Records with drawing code
>> START
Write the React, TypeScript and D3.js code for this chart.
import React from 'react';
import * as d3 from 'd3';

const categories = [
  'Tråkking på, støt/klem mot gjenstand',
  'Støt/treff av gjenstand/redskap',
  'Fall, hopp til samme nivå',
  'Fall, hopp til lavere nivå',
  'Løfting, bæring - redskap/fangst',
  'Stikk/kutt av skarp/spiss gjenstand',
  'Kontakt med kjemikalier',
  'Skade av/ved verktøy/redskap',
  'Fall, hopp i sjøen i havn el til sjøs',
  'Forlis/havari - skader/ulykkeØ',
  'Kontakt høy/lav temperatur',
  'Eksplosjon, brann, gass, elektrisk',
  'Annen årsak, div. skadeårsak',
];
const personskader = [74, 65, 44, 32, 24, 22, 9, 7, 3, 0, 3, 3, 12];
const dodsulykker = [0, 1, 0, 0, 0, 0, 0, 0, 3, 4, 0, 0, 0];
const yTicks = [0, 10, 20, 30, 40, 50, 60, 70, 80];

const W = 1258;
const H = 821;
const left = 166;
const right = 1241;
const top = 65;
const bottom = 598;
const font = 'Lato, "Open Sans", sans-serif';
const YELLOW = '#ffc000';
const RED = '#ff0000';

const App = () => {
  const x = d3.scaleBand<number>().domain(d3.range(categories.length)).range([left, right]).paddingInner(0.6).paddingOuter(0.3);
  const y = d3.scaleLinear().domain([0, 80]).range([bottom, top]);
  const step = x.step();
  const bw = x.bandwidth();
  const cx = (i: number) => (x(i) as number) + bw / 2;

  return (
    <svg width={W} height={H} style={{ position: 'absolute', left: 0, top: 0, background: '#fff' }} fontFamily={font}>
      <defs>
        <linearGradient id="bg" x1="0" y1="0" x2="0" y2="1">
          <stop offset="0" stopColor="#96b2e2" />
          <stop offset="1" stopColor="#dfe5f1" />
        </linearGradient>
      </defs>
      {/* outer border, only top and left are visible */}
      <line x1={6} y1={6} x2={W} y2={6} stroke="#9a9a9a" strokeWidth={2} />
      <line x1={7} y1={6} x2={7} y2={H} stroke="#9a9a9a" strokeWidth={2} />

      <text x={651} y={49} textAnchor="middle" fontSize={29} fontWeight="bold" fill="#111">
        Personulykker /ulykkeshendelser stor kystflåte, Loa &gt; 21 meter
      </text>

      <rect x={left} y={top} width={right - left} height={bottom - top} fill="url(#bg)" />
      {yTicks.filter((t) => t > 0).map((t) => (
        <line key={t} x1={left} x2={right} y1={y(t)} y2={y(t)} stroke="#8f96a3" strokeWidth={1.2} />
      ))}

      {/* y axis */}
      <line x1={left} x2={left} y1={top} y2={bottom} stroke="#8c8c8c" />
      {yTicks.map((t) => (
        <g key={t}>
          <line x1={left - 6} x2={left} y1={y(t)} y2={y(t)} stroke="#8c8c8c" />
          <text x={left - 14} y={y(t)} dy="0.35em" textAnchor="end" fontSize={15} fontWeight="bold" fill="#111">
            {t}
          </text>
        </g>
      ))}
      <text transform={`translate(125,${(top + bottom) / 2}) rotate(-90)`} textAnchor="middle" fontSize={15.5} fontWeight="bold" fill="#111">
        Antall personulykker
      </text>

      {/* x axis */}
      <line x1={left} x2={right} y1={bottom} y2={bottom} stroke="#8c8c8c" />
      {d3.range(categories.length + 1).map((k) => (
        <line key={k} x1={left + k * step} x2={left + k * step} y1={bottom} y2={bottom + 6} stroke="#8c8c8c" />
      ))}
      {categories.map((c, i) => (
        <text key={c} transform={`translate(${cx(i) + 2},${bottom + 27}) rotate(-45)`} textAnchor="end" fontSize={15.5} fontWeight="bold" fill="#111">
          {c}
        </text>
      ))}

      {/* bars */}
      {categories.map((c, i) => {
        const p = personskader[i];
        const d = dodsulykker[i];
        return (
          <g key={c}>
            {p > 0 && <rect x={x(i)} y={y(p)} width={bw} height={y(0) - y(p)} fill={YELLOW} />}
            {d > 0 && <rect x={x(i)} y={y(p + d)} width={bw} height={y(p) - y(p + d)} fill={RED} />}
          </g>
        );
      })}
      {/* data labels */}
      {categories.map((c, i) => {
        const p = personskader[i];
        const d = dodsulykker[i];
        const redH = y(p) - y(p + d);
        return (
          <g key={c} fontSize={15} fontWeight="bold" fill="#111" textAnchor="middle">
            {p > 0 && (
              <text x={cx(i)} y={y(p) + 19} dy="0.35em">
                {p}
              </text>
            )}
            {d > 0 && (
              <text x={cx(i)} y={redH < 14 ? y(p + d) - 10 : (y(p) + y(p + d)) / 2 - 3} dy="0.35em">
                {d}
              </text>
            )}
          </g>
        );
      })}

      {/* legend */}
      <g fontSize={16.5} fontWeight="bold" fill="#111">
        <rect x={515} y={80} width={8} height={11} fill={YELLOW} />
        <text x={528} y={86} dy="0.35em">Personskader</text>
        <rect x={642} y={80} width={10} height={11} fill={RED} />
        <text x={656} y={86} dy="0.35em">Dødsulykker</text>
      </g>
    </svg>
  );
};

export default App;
>> END
>> START
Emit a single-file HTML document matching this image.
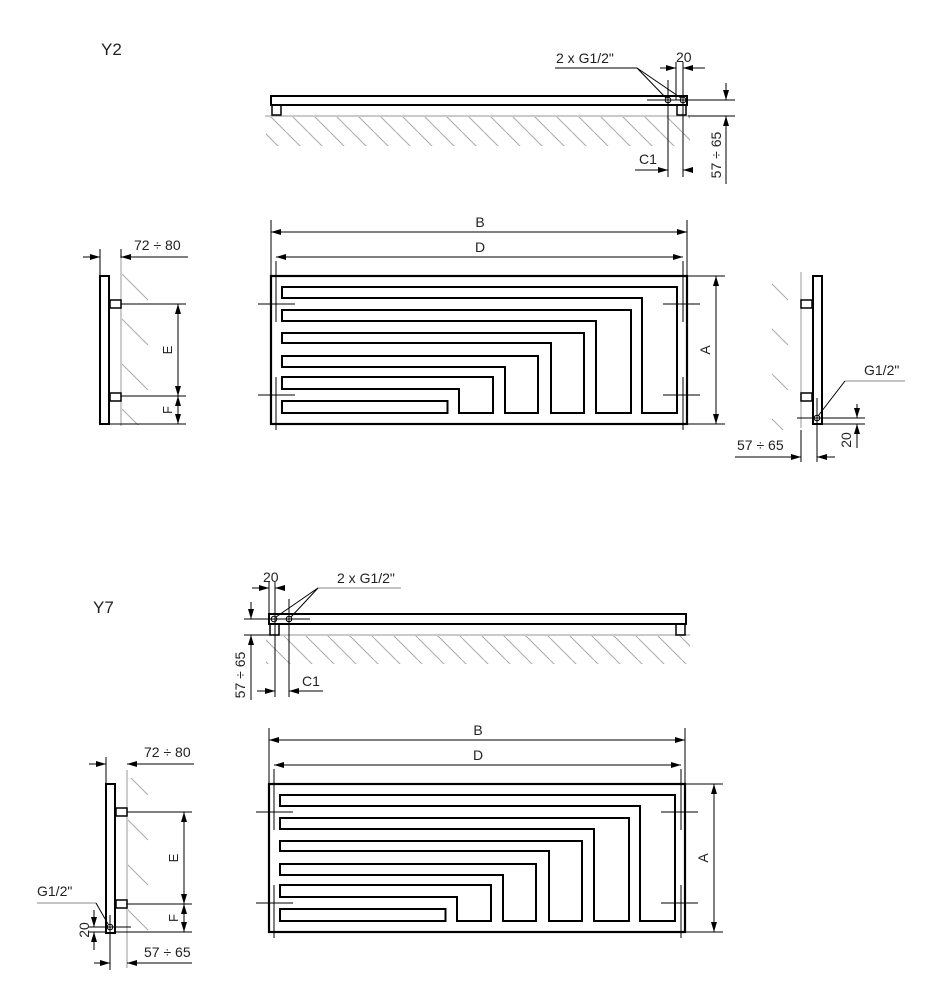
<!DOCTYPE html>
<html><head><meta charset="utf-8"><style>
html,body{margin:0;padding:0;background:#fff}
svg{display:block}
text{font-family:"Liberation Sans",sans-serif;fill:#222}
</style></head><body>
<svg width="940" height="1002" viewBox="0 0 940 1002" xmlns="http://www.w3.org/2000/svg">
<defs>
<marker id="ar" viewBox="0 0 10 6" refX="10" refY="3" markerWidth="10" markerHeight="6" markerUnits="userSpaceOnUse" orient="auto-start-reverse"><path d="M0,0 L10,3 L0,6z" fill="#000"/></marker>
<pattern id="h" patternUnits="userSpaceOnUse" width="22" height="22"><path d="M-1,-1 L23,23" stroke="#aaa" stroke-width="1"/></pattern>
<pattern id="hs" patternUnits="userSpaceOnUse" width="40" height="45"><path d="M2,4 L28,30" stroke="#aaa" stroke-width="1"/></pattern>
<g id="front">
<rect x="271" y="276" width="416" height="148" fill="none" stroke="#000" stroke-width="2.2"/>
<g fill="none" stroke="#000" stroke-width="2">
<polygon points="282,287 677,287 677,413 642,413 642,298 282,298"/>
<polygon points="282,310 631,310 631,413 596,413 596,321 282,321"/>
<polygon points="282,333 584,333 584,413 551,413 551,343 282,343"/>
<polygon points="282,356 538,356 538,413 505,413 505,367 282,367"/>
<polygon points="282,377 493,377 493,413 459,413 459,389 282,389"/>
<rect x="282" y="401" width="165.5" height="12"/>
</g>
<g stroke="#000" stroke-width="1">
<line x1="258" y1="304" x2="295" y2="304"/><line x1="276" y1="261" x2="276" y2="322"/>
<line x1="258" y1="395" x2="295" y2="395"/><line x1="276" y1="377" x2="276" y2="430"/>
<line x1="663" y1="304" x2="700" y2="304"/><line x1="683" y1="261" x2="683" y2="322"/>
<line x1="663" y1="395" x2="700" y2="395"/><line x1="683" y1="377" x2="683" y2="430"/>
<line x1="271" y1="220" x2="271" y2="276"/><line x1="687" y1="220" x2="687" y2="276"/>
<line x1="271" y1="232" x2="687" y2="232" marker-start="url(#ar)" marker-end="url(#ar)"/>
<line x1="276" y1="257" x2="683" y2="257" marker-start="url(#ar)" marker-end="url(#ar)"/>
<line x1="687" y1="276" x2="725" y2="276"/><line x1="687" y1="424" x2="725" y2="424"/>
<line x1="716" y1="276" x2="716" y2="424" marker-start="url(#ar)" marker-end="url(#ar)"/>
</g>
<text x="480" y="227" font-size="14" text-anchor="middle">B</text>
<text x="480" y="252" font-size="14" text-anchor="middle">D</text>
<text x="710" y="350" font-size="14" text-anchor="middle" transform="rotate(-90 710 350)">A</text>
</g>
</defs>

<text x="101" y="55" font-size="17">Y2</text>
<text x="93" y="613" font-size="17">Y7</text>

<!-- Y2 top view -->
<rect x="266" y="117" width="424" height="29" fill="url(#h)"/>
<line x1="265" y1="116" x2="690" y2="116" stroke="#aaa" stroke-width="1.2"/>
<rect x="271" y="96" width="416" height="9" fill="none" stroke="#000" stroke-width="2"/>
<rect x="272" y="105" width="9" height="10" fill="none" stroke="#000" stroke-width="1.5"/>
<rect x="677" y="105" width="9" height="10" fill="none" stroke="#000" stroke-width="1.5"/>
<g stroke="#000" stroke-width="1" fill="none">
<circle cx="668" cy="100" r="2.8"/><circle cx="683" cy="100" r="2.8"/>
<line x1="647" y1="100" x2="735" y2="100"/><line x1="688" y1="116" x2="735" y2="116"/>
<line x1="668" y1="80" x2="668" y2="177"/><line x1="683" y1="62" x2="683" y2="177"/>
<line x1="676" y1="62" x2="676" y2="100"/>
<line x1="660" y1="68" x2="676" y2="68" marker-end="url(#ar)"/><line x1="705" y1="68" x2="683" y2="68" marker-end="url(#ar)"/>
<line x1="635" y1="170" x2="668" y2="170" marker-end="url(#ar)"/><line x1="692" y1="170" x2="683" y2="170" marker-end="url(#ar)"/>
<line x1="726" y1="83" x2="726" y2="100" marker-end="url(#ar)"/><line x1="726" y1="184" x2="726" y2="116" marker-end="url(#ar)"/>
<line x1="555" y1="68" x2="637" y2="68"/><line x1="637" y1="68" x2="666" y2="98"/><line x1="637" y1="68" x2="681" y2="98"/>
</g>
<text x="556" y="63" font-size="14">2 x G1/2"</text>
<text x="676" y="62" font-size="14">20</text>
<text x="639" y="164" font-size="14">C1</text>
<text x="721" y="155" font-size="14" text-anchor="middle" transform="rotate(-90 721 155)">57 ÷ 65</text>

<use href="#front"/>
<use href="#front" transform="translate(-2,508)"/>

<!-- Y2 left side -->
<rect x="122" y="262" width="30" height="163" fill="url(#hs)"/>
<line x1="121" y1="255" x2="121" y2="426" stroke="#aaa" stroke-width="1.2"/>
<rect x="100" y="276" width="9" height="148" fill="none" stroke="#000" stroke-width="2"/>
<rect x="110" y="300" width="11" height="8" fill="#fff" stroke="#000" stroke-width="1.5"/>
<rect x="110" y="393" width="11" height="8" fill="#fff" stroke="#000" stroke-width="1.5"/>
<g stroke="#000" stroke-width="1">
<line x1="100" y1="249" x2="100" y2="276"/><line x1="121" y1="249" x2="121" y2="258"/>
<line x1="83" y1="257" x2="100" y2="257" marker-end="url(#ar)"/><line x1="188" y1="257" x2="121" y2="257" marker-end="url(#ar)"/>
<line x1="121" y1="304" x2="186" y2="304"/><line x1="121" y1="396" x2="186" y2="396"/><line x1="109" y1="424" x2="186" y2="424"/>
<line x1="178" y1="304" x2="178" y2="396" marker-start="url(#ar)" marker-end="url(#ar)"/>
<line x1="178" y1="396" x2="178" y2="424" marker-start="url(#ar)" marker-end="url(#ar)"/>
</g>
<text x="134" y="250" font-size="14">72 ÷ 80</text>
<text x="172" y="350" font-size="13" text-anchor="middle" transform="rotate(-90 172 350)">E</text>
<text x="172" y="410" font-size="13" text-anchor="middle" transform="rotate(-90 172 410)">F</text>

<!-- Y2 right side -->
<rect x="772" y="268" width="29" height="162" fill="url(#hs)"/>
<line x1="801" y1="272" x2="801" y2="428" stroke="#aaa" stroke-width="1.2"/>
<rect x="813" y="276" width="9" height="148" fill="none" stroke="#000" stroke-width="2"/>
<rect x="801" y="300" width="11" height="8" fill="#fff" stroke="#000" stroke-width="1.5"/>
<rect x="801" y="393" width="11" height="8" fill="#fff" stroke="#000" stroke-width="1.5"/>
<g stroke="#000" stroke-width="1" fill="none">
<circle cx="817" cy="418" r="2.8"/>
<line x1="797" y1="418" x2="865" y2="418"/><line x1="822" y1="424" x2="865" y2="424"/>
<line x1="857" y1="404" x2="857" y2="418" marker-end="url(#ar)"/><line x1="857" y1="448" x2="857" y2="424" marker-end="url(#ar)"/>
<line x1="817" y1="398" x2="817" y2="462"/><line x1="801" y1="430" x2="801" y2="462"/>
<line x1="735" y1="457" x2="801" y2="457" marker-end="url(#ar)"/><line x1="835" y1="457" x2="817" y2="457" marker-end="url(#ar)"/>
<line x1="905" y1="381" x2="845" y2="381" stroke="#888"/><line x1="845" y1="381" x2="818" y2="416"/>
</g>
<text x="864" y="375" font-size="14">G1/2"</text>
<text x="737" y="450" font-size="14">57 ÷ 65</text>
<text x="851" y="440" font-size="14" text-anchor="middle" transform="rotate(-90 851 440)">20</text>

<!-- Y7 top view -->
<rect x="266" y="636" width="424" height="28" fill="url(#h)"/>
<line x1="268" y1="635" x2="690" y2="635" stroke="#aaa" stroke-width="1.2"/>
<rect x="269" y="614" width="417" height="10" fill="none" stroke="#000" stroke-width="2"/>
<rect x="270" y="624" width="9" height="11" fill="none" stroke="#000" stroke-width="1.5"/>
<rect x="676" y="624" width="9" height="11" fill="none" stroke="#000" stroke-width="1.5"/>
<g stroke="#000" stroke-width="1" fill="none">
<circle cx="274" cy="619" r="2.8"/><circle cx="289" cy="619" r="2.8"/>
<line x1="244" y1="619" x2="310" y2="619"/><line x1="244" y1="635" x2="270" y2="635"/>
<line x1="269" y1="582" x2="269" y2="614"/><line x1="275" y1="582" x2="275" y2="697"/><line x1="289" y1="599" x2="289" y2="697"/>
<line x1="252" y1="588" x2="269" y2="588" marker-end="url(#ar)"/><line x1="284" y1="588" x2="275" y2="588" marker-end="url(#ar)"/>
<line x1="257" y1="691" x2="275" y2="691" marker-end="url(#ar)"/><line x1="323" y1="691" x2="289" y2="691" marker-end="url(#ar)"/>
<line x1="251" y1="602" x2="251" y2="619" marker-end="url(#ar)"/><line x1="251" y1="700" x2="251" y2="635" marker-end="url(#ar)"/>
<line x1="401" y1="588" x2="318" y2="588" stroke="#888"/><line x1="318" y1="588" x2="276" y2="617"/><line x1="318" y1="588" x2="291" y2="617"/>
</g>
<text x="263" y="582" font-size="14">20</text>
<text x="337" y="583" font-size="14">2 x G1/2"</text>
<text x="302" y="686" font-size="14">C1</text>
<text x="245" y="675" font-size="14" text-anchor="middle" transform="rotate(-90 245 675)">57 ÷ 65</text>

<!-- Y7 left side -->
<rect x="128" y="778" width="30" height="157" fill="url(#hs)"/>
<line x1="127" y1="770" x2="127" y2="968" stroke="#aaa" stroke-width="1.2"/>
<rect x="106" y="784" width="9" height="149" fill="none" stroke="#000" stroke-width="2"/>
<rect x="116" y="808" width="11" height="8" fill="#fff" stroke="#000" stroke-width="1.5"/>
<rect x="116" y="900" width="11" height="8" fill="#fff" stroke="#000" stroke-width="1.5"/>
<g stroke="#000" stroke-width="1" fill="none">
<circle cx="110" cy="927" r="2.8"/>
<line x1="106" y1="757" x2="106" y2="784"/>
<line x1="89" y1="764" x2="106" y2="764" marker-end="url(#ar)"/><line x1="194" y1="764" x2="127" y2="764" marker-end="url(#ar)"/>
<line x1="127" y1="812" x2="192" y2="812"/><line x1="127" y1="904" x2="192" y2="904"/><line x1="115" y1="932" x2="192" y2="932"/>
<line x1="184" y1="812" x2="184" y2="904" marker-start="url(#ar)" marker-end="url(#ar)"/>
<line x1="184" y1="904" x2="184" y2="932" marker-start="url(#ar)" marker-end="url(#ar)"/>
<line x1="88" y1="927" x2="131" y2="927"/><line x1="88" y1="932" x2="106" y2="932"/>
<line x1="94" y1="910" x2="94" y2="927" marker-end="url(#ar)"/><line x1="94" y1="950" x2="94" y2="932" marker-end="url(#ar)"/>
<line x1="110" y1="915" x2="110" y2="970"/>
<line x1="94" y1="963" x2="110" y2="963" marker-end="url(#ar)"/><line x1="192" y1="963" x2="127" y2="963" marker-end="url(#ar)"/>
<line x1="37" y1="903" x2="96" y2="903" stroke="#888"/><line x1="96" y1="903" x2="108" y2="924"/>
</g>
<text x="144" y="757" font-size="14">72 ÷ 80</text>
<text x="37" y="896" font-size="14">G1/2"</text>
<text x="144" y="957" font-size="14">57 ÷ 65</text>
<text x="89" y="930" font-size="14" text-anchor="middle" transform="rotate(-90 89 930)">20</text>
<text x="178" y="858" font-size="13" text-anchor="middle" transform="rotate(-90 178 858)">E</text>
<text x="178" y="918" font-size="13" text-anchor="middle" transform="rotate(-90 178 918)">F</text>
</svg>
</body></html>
>> END
Problem requirements: Only the lines from the line with "Write the React, TypeScript" to the line with "60, 70, 80];", inclusive, are to be printed, exactly as they appear.

Solution to the problem:
Write the React, TypeScript and D3.js code for this chart.
import React from 'react';
import * as d3 from 'd3';

const categories = [
  'Tråkking på, støt/klem mot gjenstand',
  'Støt/treff av gjenstand/redskap',
  'Fall, hopp til samme nivå',
  'Fall, hopp til lavere nivå',
  'Løfting, bæring - redskap/fangst',
  'Stikk/kutt av skarp/spiss gjenstand',
  'Kontakt med kjemikalier',
  'Skade av/ved verktøy/redskap',
  'Fall, hopp i sjøen i havn el til sjøs',
  'Forlis/havari - skader/ulykkeØ',
  'Kontakt høy/lav temperatur',
  'Eksplosjon, brann, gass, elektrisk',
  'Annen årsak, div. skadeårsak',
];
const personskader = [74, 65, 44, 32, 24, 22, 9, 7, 3, 0, 3, 3, 12];
const dodsulykker = [0, 1, 0, 0, 0, 0, 0, 0, 3, 4, 0, 0, 0];
const yTicks = [0, 10, 20, 30, 40, 50, 60, 70, 80];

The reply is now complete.